Сеанс окончился. Оставалось еще вдоволь времени до ужина, и можно было немного попроказничать. Герцог прижал к себе Огюстину и принялся рассуждать вслух, щекоча ей клитор, а ее заставив обхватить ладошкой его член: «Ничего удивительного, что Кюрвалю захотелось нарушить договор и попользоваться чьей-нибудь невинностью. Вот сейчас, к примеру, я бы к чертовой матери сломал бы целку Огюстине».

– Которую именно? – поинтересовался Кюрваль.

– Да обе, – ответил герцог. – Но приходится быть благоразумным: оттягивая наши наслаждения, мы делаем их еще более сладостными, когда придет время. А ну-ка, девочка, – продолжал он, – покажи-ка мне свою попку, может быть, это изменит направление моих мыслей… Черт побери! Что за задница у этой шлюшки! Что же мне с ней сделать, посоветуй, Кюрваль.

– Винегрет! – посоветовал Кюрваль.

– Если б так и случилось! Но… терпение, друг мой, увидишь, мы своего дождемся.

– Любезный братец, – произнес прелат прерывающимся голосом. – От ваших слов так и несет спермой.

– О! Конечно.

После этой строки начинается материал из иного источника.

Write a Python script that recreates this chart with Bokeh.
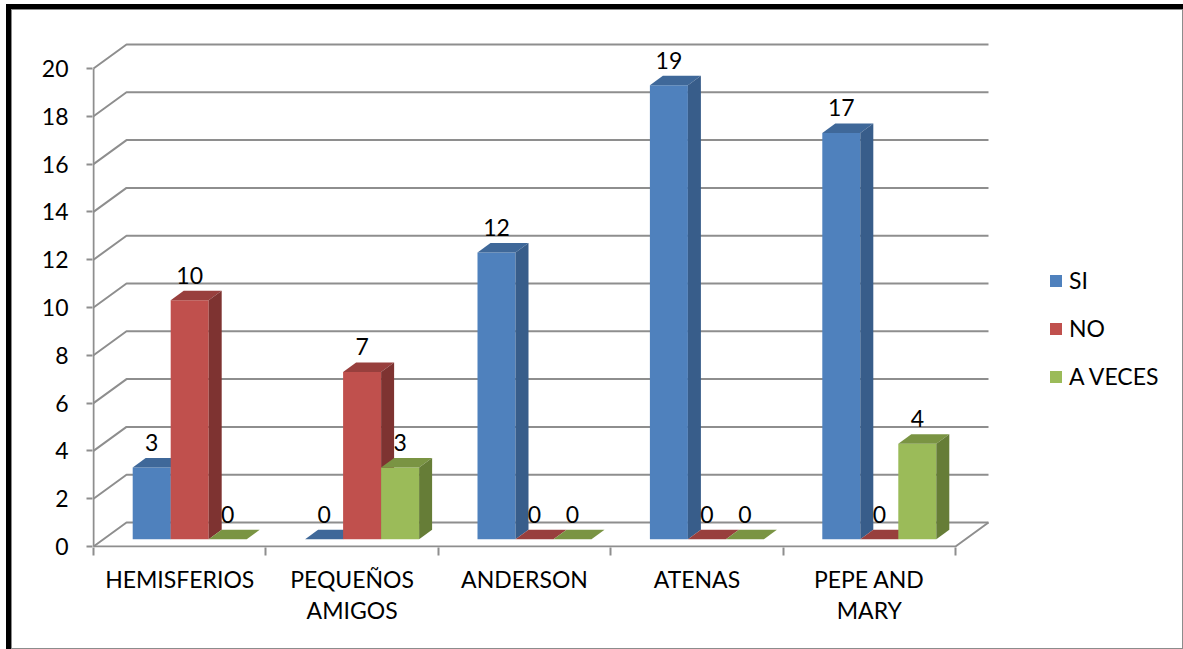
from bokeh.plotting import figure
from bokeh.models import Range1d, FixedTicker, Legend, LegendItem, ColumnDataSource
from bokeh.embed import file_html
from bokeh.resources import INLINE
from bokeh.core.properties import value

# ---------------- data ----------------
categories = ["HEMISFERIOS", "PEQUEÑOS\nAMIGOS", "ANDERSON", "ATENAS", "PEPE AND\nMARY"]
series_names = ["SI", "NO", "A VECES"]
si = [3, 0, 12, 19, 17]
no = [10, 7, 0, 0, 0]
a_veces = [0, 3, 0, 0, 4]
y_ticks = [0, 2, 4, 6, 8, 10, 12, 14, 16, 18, 20]

series_values = [si, no, a_veces]
front_colors = ["#4F81BD", "#C0504D", "#9BBB59"]
top_colors = ["#3F6899", "#983F3D", "#7A9443"]
side_colors = ["#385D8A", "#7E3331", "#667D37"]

# ---------------- geometry (pixel constants) ----------------
PX_X = 172.4          # pixels per category
PX_Y = 23.9           # pixels per value unit
WALL_DX, WALL_DY = 33 / PX_X, 24 / PX_Y
BAR_DX, BAR_DY = 13 / PX_X, 9.5 / PX_Y
BAR_W = 38 / PX_X
SHIFT_X = 10 / PX_X
SHIFT_Y = 7.25 / PX_Y
LABEL_GAP = 25 / PX_Y

FONT = "Lato"
FS = "23px"

W, H = 1183, 649
ML, MB, MT, MR = 92, 102, 13, 5
frame_w = W - ML - MR
frame_h = H - MB - MT
x0 = -1 / PX_X
y0 = -1 / PX_Y

p = figure(width=W, height=H, output_backend="svg", toolbar_location=None,
           x_range=Range1d(x0, x0 + frame_w / PX_X),
           y_range=Range1d(y0, y0 + frame_h / PX_Y),
           min_border_left=ML, min_border_bottom=MB, min_border_top=MT, min_border_right=MR,
           tools="")
p.outline_line_color = None
p.grid.visible = False
p.background_fill_alpha = 0
p.border_fill_alpha = 0

# chart-area frame with dark shadow on the left/top (drawn as CSS background)
p.styles = {
    "background-color": "white",
    "background-image": ", ".join(["linear-gradient(#000000,#000000)"] * 2 +
                                  ["linear-gradient(#8c8c8c,#8c8c8c)"] * 4),
    "background-position": "6px 4px, 6px 4px, 11px 9px, 11px 9px, 1182px 9px, 11px 648px",
    "background-size": "5px 645px, 1177px 5px, 1px 640px, 1172px 1px, 1px 640px, 1172px 1px",
    "background-repeat": "no-repeat",
}

ncat = len(categories)
GRID_C = "#8e8e8e"

# back wall gridlines + floor
gx, gy = [], []
for v in y_ticks:
    gx.append([0, WALL_DX, ncat + WALL_DX])
    gy.append([v, v + WALL_DY, v + WALL_DY])
gx.append([0, ncat, ncat + WALL_DX])
gy.append([0, 0, WALL_DY])
gx.append([0, 0])
gy.append([0, y_ticks[-1]])
p.multi_line(gx, gy, line_color=GRID_C, line_width=2)

# bars
legend_items = []
for j, (vals, name) in enumerate(zip(series_values, series_names)):
    lefts = [i + 0.5 - 1.5 * BAR_W + j * BAR_W + SHIFT_X for i in range(ncat)]
    rights = [l + BAR_W for l in lefts]
    bottoms = [SHIFT_Y] * ncat
    tops = [v + SHIFT_Y for v in vals]
    front = p.quad(left=lefts, right=rights, bottom=bottoms, top=tops,
                   fill_color=front_colors[j], line_color=None)
    txs = [[l, r, r + BAR_DX, l + BAR_DX] for l, r in zip(lefts, rights)]
    tys = [[t, t, t + BAR_DY, t + BAR_DY] for t in tops]
    p.patches(txs, tys, fill_color=top_colors[j], line_color=None)
    sxs = [[r, r + BAR_DX, r + BAR_DX, r] for r in rights]
    sys_ = [[b, b + BAR_DY, t + BAR_DY, t] for b, t in zip(bottoms, tops)]
    p.patches(sxs, sys_, fill_color=side_colors[j], line_color=None)
    centers = [(l + r) / 2 for l, r in zip(lefts, rights)]
    src = ColumnDataSource(dict(x=centers, y=[t + LABEL_GAP for t in tops],
                                t=[str(v) for v in vals]))
    p.text(x="x", y="y", text="t", source=src, text_align="center",
           text_baseline="alphabetic", text_font=value(FONT), text_font_size=FS,
           text_color="black")
    legend_items.append(LegendItem(label=name, renderers=[front]))

# axes
p.yaxis.ticker = FixedTicker(ticks=y_ticks)
p.yaxis.axis_line_color = None
p.yaxis.major_tick_in = 0
p.yaxis.major_tick_out = 6
p.yaxis.major_tick_line_color = GRID_C
p.yaxis.major_tick_line_width = 2
p.yaxis.minor_tick_line_color = None
p.yaxis.major_label_standoff = 18
p.yaxis.major_label_text_font = FONT
p.yaxis.major_label_text_font_size = FS
p.yaxis.major_label_text_color = "black"

centers_x = [i + 0.5 for i in range(ncat)]
p.xaxis.ticker = FixedTicker(ticks=centers_x, minor_ticks=list(range(ncat + 1)))
p.xaxis.major_label_overrides = {c: lab for c, lab in zip(centers_x, categories)}
p.xaxis.axis_line_color = None
p.xaxis.major_tick_line_color = None
p.xaxis.major_tick_in = 0
p.xaxis.major_tick_out = 0
p.xaxis.minor_tick_in = 0
p.xaxis.minor_tick_out = 8
p.xaxis.minor_tick_line_color = GRID_C
p.xaxis.minor_tick_line_width = 2
p.xaxis.major_label_standoff = 9
p.xaxis.major_label_text_font = FONT
p.xaxis.major_label_text_font_size = FS
p.xaxis.major_label_text_color = "black"
p.xaxis.major_label_text_line_height = 1.12

legend = Legend(items=legend_items, location=(956, 156), orientation="vertical",
                label_text_font=FONT, label_text_font_size=FS, label_text_color="black",
                glyph_width=15, glyph_height=15, label_standoff=6, padding=0,
                spacing=18, label_height=30, border_line_color=None,
                background_fill_alpha=0, margin=0)
p.add_layout(legend)

open("out.html", "w").write(file_html(p, INLINE))
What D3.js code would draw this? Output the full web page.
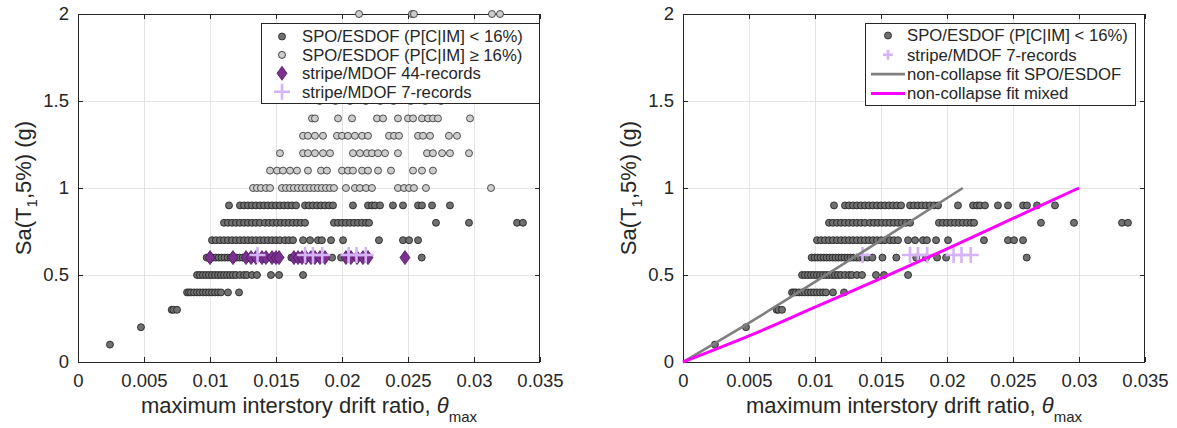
<!DOCTYPE html>
<html>
<head>
<meta charset="utf-8">
<script src="https://cdn.jsdelivr.net/npm/d3@7"></script>
<style>
  body { margin: 0; background: #fff; }
  text { font-family: "Liberation Sans", Arial, sans-serif; fill: #262626; }
</style>
</head>
<body>
<svg id="chart" width="1177" height="428"></svg>
<script>
// Tick values and labels
var driftTicks = [0, 0.005, 0.01, 0.015, 0.02, 0.025, 0.03, 0.035];
var driftTickLabels = ["0", "0.005", "0.01", "0.015", "0.02", "0.025", "0.03", "0.035"];
var saTicks = [0, 0.5, 1, 1.5, 2];
var saTickLabels = ["0", "0.5", "1", "1.5", "2"];

// SPO/ESDOF results with P[C|IM] < 16%: [Sa, list of drifts]
var spoLowRows = [
  [0.1, [0.00242]],
  [0.2, [0.00477]],
  [0.3, [0.0071, 0.00723, 0.0075]],
  [0.4, [0.00826, 0.00841, 0.00856, 0.00879, 0.00902, 0.00924, 0.00947, 0.0097, 0.00992, 0.01015, 0.01038, 0.01061, 0.01083, 0.01136, 0.0122]],
  [0.5, [0.00902, 0.00924, 0.00947, 0.0097, 0.00992, 0.01015, 0.01038, 0.01061, 0.01083, 0.01106, 0.01129, 0.01152, 0.01174, 0.01197, 0.01227, 0.01258, 0.0128, 0.01318, 0.01356, 0.01462, 0.01523, 0.01705]],
  [0.6, [0.00975, 0.00998, 0.0102, 0.01043, 0.01066, 0.01088, 0.01111, 0.01134, 0.01156, 0.01179, 0.01201, 0.01224, 0.01247, 0.01269, 0.01292, 0.01315, 0.01337, 0.01367, 0.01397, 0.01435, 0.01511, 0.01616, 0.01767, 0.01842, 0.01925, 0.01993, 0.02604]],
  [0.7, [0.01015, 0.01045, 0.01076, 0.01106, 0.01136, 0.01167, 0.01197, 0.01227, 0.01258, 0.01288, 0.01318, 0.01348, 0.01379, 0.01409, 0.01439, 0.0147, 0.015, 0.0153, 0.01568, 0.01598, 0.01629, 0.01705, 0.01758, 0.01818, 0.01848, 0.01917, 0.02008, 0.0228, 0.02462, 0.02508, 0.02576]],
  [0.8, [0.01106, 0.01136, 0.01167, 0.01197, 0.01227, 0.01258, 0.01288, 0.01318, 0.01348, 0.01379, 0.01417, 0.01447, 0.01477, 0.01508, 0.01538, 0.01568, 0.01598, 0.01629, 0.01659, 0.01689, 0.0172, 0.01939, 0.0197, 0.02, 0.0203, 0.02061, 0.02091, 0.02121, 0.02152, 0.02182, 0.02205, 0.02712, 0.02962, 0.03326, 0.03371]],
  [0.9, [0.01144, 0.01227, 0.01258, 0.01288, 0.01318, 0.01348, 0.01379, 0.01409, 0.01439, 0.0147, 0.015, 0.0153, 0.01561, 0.01591, 0.01621, 0.01652, 0.0172, 0.0175, 0.0178, 0.01811, 0.01841, 0.01871, 0.01902, 0.01932, 0.02083, 0.02197, 0.02227, 0.0225, 0.02288, 0.02386, 0.02462, 0.02576, 0.02606, 0.02682, 0.02818]]
];

// SPO/ESDOF results with P[C|IM] >= 16%
var spoHighRows = [
  [1.0, [0.01326, 0.01356, 0.01386, 0.01424, 0.01455, 0.01545, 0.01576, 0.01606, 0.01636, 0.01667, 0.01697, 0.01727, 0.01758, 0.01788, 0.01818, 0.01848, 0.01879, 0.01909, 0.01939, 0.0203, 0.02098, 0.02136, 0.02182, 0.02227, 0.02424, 0.0247, 0.02508, 0.02545, 0.02636, 0.03129]],
  [1.1, [0.01455, 0.01508, 0.01553, 0.01606, 0.01659, 0.01742, 0.01841, 0.01886, 0.02, 0.02045, 0.02083, 0.02152, 0.02197, 0.02273, 0.02371, 0.02538, 0.02606, 0.02689]],
  [1.2, [0.0153, 0.01705, 0.01742, 0.01795, 0.01856, 0.01909, 0.02083, 0.02136, 0.02189, 0.02227, 0.02273, 0.02326, 0.02424, 0.02644, 0.02689, 0.02758, 0.02818, 0.02962]],
  [1.3, [0.01705, 0.01742, 0.01795, 0.01856, 0.01962, 0.02, 0.02045, 0.02098, 0.02152, 0.02197, 0.02356, 0.02394, 0.02432, 0.02576, 0.02614, 0.02667, 0.0281, 0.02871]],
  [1.4, [0.01773, 0.01795, 0.0197, 0.02076, 0.02265, 0.02311, 0.02424, 0.025, 0.02538, 0.02606, 0.02652, 0.02689, 0.02727, 0.0297]],
  [1.5, [0.0183, 0.0195, 0.0206, 0.0218, 0.0229, 0.0239, 0.0252, 0.0263, 0.0275]],
  [2.0, [0.02129, 0.0253, 0.02545, 0.03136, 0.03197]]
];

// Stripe analyses on the MDOF model
var stripe44Sa = 0.6;
var stripe44Drift = [0.01, 0.01174, 0.01273, 0.01311, 0.01348, 0.01394, 0.01424, 0.0147, 0.015, 0.01523, 0.01636, 0.01667, 0.01697, 0.01727, 0.01765, 0.01795, 0.01833, 0.01871, 0.0203, 0.02068, 0.02114, 0.02159, 0.02197, 0.02477];
var stripe7Sa = 0.615;
var stripe7Drift = [0.0136, 0.0172, 0.0178, 0.0185, 0.0205, 0.0211, 0.0218];

// Non-collapse fits: [drift, Sa]
var fitSpo = [[0, 0], [0.005, 0.225], [0.01, 0.46], [0.015, 0.70], [0.0212, 1.0]];
var fitMixed = [[0, 0], [0.005, 0.15], [0.01, 0.315], [0.015, 0.48], [0.02, 0.65], [0.025, 0.825], [0.03, 1.0]];

// Flatten the rows into points
function flatten(rows) {
  var pts = [];
  rows.forEach(function(r) {
    r[1].forEach(function(d) { pts.push([d, r[0]]); });
  });
  return pts;
}
var spoLow = flatten(spoLowRows);
var spoHigh = flatten(spoHighRows);

var svg = d3.select("#chart");

var plotTop = 14, plotBottom = 362;
var ink = "#262626";
var darkFill = "#707070", lightFill = "#cdcdcd";
var diamondFill = "#7b2f8f", crossColor = "#d5b3f7";
var diamondPath = "M0,-7L5,0L0,7L-5,0Z";
var crossPath = "M-8,0H8M0,-8V8";

function drawPanel(left, right, isFitPanel) {
  var x = d3.scaleLinear().domain([0, 0.035]).range([left, right]);
  var y = d3.scaleLinear().domain([0, 2]).range([plotBottom, plotTop]);
  var g = svg.append("g");

  // grid
  g.append("g").selectAll("line")
    .data(driftTicks.slice(1, -1))
    .enter().append("line")
    .attr("x1", d => Math.round(x(d)) + 0.5).attr("x2", d => Math.round(x(d)) + 0.5)
    .attr("y1", plotTop).attr("y2", plotBottom)
    .attr("stroke", "#e4e4e4");
  g.append("g").selectAll("line")
    .data(saTicks.slice(1, -1))
    .enter().append("line")
    .attr("y1", d => Math.round(y(d)) + 0.5).attr("y2", d => Math.round(y(d)) + 0.5)
    .attr("x1", left).attr("x2", right)
    .attr("stroke", "#e4e4e4");

  // axes (ticks point inward, mirrored on top and right)
  var xAxis = g.append("g")
    .attr("transform", `translate(0, ${plotBottom})`)
    .call(d3.axisBottom(x).tickValues(driftTicks)
      .tickFormat((d, i) => driftTickLabels[i]).tickSizeInner(-5).tickSizeOuter(0).tickPadding(12));
  var yAxis = g.append("g")
    .attr("transform", `translate(${left}, 0)`)
    .call(d3.axisLeft(y).tickValues(saTicks)
      .tickFormat((d, i) => saTickLabels[i]).tickSizeInner(-5).tickSizeOuter(0).tickPadding(9));
  var xTop = g.append("g")
    .attr("transform", `translate(0, ${plotTop})`)
    .call(d3.axisTop(x).tickValues(driftTicks).tickFormat("").tickSizeInner(-5).tickSizeOuter(0));
  var yRight = g.append("g")
    .attr("transform", `translate(${right}, 0)`)
    .call(d3.axisRight(y).tickValues(saTicks).tickFormat("").tickSizeInner(-5).tickSizeOuter(0));
  [xAxis, yAxis, xTop, yRight].forEach(function(a) {
    a.select(".domain").remove();
    a.selectAll(".tick line").attr("stroke", ink);
    a.selectAll(".tick text").attr("font-size", 18.5).attr("font-family", "Liberation Sans, Arial, sans-serif").attr("fill", ink);
  });

  // box
  g.append("rect")
    .attr("x", left + 0.5).attr("y", plotTop + 0.5)
    .attr("width", right - left - 1).attr("height", plotBottom - plotTop)
    .attr("fill", "none").attr("stroke", ink).attr("stroke-width", 1);

  // data
  g.append("g").selectAll("circle")
    .data(spoLow).enter().append("circle")
    .attr("cx", d => x(d[0])).attr("cy", d => y(d[1])).attr("r", 3.5)
    .attr("fill", darkFill).attr("stroke", "#1a1a1a").attr("stroke-width", 0.8);

  if (!isFitPanel) {
    g.append("g").selectAll("circle")
      .data(spoHigh).enter().append("circle")
      .attr("cx", d => x(d[0])).attr("cy", d => y(d[1])).attr("r", 3.5)
      .attr("fill", lightFill).attr("stroke", "#2a2a2a").attr("stroke-width", 0.8);

    g.append("g").selectAll("path")
      .data(stripe44Drift).enter().append("path")
      .attr("d", diamondPath)
      .attr("transform", d => `translate(${x(d)}, ${y(stripe44Sa)})`)
      .attr("fill", diamondFill).attr("stroke", "#4a1760").attr("stroke-width", 0.8);
  }

  g.append("g").selectAll("path")
    .data(stripe7Drift).enter().append("path")
    .attr("d", crossPath)
    .attr("transform", d => `translate(${x(d)}, ${y(stripe7Sa)})`)
    .attr("fill", "none").attr("stroke", crossColor).attr("stroke-width", 2.6);

  if (isFitPanel) {
    var line = d3.line().x(d => x(d[0])).y(d => y(d[1])).curve(d3.curveMonotoneX);
    g.append("path").datum(fitSpo).attr("d", line)
      .attr("fill", "none").attr("stroke", "#7f7f7f").attr("stroke-width", 2.6);
    g.append("path").datum(fitMixed).attr("d", line)
      .attr("fill", "none").attr("stroke", "#ff00ff").attr("stroke-width", 3);
  }

  // axis titles
  var xl = g.append("text")
    .attr("x", (left + right) / 2).attr("y", 413)
    .attr("text-anchor", "middle").attr("font-size", 22);
  xl.append("tspan").text("maximum interstory drift ratio, ");
  xl.append("tspan").attr("font-style", "italic").text("\u03b8");
  xl.append("tspan").attr("font-size", 15).attr("dy", 9).text("max");

  var yl = g.append("text")
    .attr("transform", `translate(${left - 47}, ${(plotTop + plotBottom) / 2}) rotate(-90)`)
    .attr("text-anchor", "middle").attr("font-size", 22);
  yl.append("tspan").text("Sa(T");
  yl.append("tspan").attr("font-size", 15).attr("dy", 6).text("1");
  yl.append("tspan").attr("dy", -6).text(",5%) (g)");

  return { x: x, y: y, g: g };
}

function drawLegend(box, items) {
  var lg = svg.append("g");
  lg.append("rect")
    .attr("x", box.x + 0.5).attr("y", box.y + 0.5)
    .attr("width", box.w).attr("height", box.h)
    .attr("fill", "#fff").attr("stroke", ink).attr("stroke-width", 1);
  items.forEach(function(it, i) {
    var cy = box.y + box.first + i * box.step;
    var mx = box.x + box.markerX;
    if (it.type === "dot") {
      lg.append("circle").attr("cx", mx).attr("cy", cy).attr("r", 3.5)
        .attr("fill", it.fill).attr("stroke", "#1a1a1a").attr("stroke-width", 0.8);
    } else if (it.type === "diamond") {
      lg.append("path").attr("d", diamondPath).attr("transform", `translate(${mx}, ${cy})`)
        .attr("fill", diamondFill).attr("stroke", "#4a1760").attr("stroke-width", 0.8);
    } else if (it.type === "cross") {
      lg.append("path").attr("d", it.small ? "M-5,0H5M0,-5V5" : crossPath).attr("transform", `translate(${mx}, ${cy})`)
        .attr("fill", "none").attr("stroke", crossColor).attr("stroke-width", 2.6);
    } else {
      lg.append("line").attr("x1", box.x + box.lineX0).attr("x2", box.x + box.lineX1)
        .attr("y1", cy).attr("y2", cy)
        .attr("stroke", it.color).attr("stroke-width", it.width);
    }
    lg.append("text").attr("x", box.x + box.textX).attr("y", cy).attr("dy", "0.35em")
      .attr("font-size", 16.7).text(it.label);
  });
}

drawPanel(78, 540, false);
drawPanel(683, 1145, true);

drawLegend({ x: 261, y: 23, w: 278, h: 80, first: 13.5, step: 18.4, markerX: 21, textX: 41 }, [
  { type: "dot", fill: darkFill, label: "SPO/ESDOF (P[C|IM] < 16%)" },
  { type: "dot", fill: lightFill, label: "SPO/ESDOF (P[C|IM] \u2265 16%)" },
  { type: "diamond", label: "stripe/MDOF 44-records" },
  { type: "cross", label: "stripe/MDOF 7-records" }
]);

drawLegend({ x: 865, y: 23, w: 270, h: 82, first: 12.5, step: 19.3, markerX: 23, textX: 42, lineX0: 6, lineX1: 40 }, [
  { type: "dot", fill: darkFill, label: "SPO/ESDOF (P[C|IM] < 16%)" },
  { type: "cross", small: true, label: "stripe/MDOF 7-records" },
  { type: "line", color: "#7f7f7f", width: 2.6, label: "non-collapse fit SPO/ESDOF" },
  { type: "line", color: "#ff00ff", width: 3, label: "non-collapse fit mixed" }
]);
</script>
</body>
</html>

Это потому, что мне очень хочется ее пролить.

– А что же вам мешает?

– Да тысяча вещей! Прежде всего, нет дерьма, а мне бы его очень хотелось, а потом… я даже не знаю, сколь многого я хочу.

– А чего именно? – спросил Дюрсе, которому Антиной приноравливался испражниться в рот.

– Чего именно? А хотя бы одного маленького непотребства, которым я сейчас и займусь.

И с этими словами он устремился к будуару вместе с Огюстиной, Зеламиром, Купидоном, Дюкло, Дегранж и Эркюлем. Прошло не более минуты как послышались крики и проклятья, свидетельствующие, что герцог облегчил, наконец, и свою душу, и свои яички. Осталось неведомо, как он поступил с Огюстиной, но несмотря на то, что она почиталась его любимицей, она вернулась из будуара в слезах и с перевязанным пальцем. Мы сожалеем, что пока еще не можем выразиться яснее, но известно, что эти господа тайком и до того, как это разрешено условиями, предавались тем действиям, о которых еще не упоминалось в рассказах, и этим безусловно нарушали договор, ими же и принятый; но когда все общество грешит одинаковым образом, все прощают друг другу такие грехи. Возвратившись, герцог был рад увидеть, что Дюрсе и епископ даром времени не теряют, а Кюрваль в объятиях Бриз-Кюля упивается всеми предметами сладострастия, подвернувшимися ему под руку. Посидели за столом. Обычные оргии. Затем отправились спать. Как ни была изранена Аделаида, герцог, которому она предназначалась в эту ночь, пожелал ее, и поскольку с оргии он возвратился, по обыкновению под хмельком, он, кажется, не слишком бережно обошелся с нею. Ночь прошла, как и все предшествующие, иначе говоря, на лоне пьянства и разврата; белокурая Аврора явилась, выражаясь языком поэтов, распахнуть двери дворца Аполлона, и этот, тоже не слишком добродетельный Бог поднялся на свою лазурную колесницу, чтобы озарить своим светом новые непотребства.